The service providers will always be able to read your messages.
How?
Because you must give them your decryption keys, or the other end of the conversation won’t be able to decrypt your messages either!
Let’s say you give me your phone number now. I send you a message.
How on earth are you going to decrypt it without my decryption keys? You won’t.
So in order for you to read my messages the app must also send you my decryption keys.
Now the server also has access to those keys, therefore they also have access to all the content from my messages.
Yet, they lead the users to believe that if something is End to End encrypted, they won’t have access to it.
The only way to truly have what people expect from end to end encryption is if you manually share the decryption keys, in person. Also helps if the decryption and display mechanism is completely isolated from the network side of the app, with separate privilege groups.
That’s only true for symmetric ciphers. Asymmetric ciphers (public key) alleviate this problem: Alice sends her public key to Bob. Bob encrypts his message using Alice’s public key.

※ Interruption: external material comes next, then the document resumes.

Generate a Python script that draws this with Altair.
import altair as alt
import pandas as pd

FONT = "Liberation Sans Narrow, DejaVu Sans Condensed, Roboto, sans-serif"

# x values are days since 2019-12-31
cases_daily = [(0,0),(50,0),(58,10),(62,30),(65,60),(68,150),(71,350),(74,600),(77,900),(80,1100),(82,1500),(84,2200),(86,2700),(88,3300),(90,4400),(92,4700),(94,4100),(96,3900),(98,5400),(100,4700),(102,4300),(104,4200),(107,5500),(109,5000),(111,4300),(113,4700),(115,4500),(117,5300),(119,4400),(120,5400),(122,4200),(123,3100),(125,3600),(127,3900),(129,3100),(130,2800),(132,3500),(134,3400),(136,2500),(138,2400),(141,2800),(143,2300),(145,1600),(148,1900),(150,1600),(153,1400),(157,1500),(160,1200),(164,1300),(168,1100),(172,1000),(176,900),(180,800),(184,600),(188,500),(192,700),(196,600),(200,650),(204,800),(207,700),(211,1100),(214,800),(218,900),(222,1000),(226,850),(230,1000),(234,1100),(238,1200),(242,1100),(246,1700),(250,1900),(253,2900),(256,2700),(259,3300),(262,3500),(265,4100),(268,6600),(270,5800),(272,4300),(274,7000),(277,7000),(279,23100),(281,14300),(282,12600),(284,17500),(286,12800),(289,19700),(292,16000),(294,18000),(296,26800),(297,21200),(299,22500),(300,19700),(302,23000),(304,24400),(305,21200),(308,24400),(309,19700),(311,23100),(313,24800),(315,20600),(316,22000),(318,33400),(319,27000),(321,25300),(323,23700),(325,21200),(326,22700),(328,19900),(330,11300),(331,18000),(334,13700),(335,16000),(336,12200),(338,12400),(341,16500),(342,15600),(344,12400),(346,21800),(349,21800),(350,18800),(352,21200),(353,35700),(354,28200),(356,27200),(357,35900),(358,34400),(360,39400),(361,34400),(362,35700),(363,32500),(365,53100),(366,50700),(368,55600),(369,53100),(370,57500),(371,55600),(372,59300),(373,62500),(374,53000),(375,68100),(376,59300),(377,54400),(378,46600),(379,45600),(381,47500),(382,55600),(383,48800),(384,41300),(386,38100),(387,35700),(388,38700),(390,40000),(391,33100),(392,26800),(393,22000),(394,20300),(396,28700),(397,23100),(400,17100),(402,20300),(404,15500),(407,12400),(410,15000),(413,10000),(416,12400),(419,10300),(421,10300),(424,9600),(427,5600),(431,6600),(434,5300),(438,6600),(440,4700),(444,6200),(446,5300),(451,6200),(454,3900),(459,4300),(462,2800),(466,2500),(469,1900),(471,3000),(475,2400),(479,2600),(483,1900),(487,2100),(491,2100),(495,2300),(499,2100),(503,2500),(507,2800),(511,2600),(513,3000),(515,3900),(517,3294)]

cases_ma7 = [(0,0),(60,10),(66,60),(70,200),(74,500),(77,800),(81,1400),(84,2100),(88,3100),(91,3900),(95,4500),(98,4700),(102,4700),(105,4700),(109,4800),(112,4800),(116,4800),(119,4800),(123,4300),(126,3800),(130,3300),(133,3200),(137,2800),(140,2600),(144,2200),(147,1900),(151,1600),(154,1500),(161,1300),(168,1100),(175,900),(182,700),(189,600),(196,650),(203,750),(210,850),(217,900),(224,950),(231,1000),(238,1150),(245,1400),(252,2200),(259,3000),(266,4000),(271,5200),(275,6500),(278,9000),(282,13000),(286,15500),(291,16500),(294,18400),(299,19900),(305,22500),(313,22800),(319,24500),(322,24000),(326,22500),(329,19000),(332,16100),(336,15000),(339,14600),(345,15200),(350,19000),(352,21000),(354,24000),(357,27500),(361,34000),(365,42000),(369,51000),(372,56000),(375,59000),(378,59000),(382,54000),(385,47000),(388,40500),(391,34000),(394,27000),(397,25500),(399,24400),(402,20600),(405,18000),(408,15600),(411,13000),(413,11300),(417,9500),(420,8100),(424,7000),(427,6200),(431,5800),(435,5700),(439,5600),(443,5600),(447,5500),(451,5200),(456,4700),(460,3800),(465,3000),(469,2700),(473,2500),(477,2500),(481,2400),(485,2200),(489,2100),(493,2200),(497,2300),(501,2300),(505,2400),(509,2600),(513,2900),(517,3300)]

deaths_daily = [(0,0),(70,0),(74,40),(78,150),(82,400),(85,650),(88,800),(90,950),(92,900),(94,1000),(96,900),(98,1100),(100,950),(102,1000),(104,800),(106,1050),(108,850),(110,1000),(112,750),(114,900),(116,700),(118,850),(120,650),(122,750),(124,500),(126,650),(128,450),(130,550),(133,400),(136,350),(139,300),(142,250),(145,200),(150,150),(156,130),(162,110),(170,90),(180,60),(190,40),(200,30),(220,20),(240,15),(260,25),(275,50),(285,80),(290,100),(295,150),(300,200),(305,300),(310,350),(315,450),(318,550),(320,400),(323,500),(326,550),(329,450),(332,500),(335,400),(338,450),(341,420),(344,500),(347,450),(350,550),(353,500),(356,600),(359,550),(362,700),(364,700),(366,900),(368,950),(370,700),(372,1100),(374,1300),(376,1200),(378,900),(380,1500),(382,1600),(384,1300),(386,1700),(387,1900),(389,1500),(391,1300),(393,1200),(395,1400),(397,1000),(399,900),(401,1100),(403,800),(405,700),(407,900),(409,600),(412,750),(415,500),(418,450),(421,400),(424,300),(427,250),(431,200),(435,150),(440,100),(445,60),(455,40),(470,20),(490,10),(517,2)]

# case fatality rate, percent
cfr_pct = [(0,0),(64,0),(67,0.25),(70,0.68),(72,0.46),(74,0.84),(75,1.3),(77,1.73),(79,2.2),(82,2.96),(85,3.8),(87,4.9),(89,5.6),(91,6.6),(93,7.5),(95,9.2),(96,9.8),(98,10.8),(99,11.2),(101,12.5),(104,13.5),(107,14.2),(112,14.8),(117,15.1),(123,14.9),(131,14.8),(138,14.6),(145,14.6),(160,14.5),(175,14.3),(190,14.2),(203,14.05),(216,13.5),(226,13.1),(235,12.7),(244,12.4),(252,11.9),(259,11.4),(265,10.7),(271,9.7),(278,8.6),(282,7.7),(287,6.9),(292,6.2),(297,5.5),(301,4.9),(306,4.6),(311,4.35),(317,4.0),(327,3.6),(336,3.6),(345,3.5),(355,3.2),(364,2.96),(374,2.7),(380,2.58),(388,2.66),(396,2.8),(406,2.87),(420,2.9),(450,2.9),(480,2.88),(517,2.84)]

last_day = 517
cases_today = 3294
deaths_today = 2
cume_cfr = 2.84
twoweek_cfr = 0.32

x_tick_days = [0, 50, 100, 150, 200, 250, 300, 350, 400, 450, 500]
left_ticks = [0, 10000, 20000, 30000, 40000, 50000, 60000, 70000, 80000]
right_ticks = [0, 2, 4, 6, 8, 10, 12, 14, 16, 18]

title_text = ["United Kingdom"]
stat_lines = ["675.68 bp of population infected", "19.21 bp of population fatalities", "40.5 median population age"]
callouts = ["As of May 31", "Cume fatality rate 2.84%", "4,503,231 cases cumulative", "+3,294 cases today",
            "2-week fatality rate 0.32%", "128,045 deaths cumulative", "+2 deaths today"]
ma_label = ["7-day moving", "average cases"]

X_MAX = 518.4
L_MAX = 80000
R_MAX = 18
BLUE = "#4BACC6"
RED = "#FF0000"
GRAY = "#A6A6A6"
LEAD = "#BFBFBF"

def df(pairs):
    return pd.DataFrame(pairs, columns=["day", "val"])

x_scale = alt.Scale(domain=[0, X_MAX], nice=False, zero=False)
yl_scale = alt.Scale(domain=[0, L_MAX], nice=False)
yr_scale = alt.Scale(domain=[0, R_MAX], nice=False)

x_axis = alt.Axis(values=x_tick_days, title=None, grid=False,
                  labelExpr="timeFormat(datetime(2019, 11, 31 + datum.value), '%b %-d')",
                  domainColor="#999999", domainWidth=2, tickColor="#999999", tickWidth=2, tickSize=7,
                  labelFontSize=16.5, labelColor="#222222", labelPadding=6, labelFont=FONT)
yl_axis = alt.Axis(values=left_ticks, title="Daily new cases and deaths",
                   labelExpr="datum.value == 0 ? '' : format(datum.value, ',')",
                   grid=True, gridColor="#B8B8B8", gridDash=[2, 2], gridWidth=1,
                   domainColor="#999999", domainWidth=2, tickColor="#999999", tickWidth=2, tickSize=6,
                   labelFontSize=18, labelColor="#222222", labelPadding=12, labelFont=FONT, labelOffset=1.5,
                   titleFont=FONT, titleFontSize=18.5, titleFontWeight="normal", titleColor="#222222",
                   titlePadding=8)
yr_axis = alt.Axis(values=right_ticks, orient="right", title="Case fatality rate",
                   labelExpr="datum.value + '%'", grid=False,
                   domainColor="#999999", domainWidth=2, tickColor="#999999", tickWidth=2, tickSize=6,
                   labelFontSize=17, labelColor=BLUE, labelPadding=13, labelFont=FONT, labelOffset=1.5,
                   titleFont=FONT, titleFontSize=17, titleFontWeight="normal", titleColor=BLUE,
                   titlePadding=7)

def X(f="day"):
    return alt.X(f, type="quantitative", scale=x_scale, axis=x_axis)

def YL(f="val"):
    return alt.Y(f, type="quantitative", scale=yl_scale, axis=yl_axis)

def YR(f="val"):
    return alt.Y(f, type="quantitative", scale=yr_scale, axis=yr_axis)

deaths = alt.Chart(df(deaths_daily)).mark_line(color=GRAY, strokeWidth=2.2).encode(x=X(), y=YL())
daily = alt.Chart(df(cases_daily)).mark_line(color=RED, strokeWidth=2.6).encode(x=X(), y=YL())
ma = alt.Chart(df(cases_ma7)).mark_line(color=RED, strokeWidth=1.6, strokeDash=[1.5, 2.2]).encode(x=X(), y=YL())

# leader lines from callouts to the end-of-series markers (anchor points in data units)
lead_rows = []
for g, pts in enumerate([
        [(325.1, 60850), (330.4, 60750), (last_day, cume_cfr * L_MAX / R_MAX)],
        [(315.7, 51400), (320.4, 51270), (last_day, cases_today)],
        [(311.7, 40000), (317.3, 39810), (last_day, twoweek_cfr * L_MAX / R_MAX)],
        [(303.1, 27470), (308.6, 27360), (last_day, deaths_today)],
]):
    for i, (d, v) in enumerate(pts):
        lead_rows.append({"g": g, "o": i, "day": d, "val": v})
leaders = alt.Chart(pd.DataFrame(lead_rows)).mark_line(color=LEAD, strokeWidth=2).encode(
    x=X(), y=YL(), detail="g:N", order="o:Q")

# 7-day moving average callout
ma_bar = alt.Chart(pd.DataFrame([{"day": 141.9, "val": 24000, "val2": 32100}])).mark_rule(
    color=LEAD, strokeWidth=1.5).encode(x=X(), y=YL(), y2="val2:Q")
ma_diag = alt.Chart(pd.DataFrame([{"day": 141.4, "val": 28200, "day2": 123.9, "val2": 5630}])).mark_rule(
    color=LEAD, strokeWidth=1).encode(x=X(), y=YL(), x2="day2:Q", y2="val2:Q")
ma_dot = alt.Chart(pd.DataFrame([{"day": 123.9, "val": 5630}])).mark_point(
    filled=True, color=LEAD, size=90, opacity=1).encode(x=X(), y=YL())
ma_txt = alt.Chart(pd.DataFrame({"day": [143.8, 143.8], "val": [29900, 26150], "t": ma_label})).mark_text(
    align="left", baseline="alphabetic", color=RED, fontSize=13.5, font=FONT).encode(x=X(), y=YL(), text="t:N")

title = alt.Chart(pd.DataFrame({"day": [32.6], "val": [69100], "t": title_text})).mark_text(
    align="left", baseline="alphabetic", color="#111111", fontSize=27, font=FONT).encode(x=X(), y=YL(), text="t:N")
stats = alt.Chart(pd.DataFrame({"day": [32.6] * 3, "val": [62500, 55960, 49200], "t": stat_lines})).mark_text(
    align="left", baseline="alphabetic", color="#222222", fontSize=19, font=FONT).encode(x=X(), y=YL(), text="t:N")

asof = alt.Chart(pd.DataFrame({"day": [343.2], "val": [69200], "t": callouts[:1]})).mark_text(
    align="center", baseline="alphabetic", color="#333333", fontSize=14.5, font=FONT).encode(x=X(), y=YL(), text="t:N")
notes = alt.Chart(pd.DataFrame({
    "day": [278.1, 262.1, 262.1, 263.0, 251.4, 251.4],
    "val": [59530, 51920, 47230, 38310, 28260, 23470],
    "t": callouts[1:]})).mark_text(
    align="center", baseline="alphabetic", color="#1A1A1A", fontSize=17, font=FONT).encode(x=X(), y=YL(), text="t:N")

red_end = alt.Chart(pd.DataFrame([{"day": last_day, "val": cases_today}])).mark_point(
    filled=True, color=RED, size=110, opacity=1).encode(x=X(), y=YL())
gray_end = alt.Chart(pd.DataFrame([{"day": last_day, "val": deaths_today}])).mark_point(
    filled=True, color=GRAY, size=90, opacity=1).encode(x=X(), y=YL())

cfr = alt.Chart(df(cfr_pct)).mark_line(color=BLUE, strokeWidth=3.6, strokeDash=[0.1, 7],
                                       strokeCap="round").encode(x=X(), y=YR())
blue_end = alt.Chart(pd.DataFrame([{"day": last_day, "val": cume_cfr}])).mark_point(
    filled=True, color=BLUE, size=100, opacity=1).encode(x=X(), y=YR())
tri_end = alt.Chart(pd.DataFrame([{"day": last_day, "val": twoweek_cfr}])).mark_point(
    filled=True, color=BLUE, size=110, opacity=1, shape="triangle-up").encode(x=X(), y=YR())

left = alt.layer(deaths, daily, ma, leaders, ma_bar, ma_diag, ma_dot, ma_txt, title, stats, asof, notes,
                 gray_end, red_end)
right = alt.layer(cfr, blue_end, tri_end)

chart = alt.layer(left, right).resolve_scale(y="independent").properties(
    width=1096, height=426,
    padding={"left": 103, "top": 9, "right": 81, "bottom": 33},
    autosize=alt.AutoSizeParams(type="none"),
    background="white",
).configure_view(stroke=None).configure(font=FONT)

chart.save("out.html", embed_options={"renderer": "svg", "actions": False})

Only Alice with her secret key can decrypt Bob’s message. Do it both ways and you have end-to-end cryptography without any intermediary.
How else do you think you can securely connect to an https server?
Yeah, I tried to keep things simple, and overdid that.
You are perfectly correct.
I wanted to put an emphasis on the fact you must exchange keys. But ended up giving a wrong impression on doing so.
The issue with Signal/Whatsapp lies on the way they perform the handshake. Or better yet… how they re-do it, and the large number of times this happens, which include a failsafe which can be exploited…
I am still covered by an NDA there, so can’t share much. but there is some clever (cleverer than my math level) predictive math behind it which allows the server to capture enough data to decrypt the messages.
If you want to dig deeper there, the Bandersnach decryption hack shares some of those principles.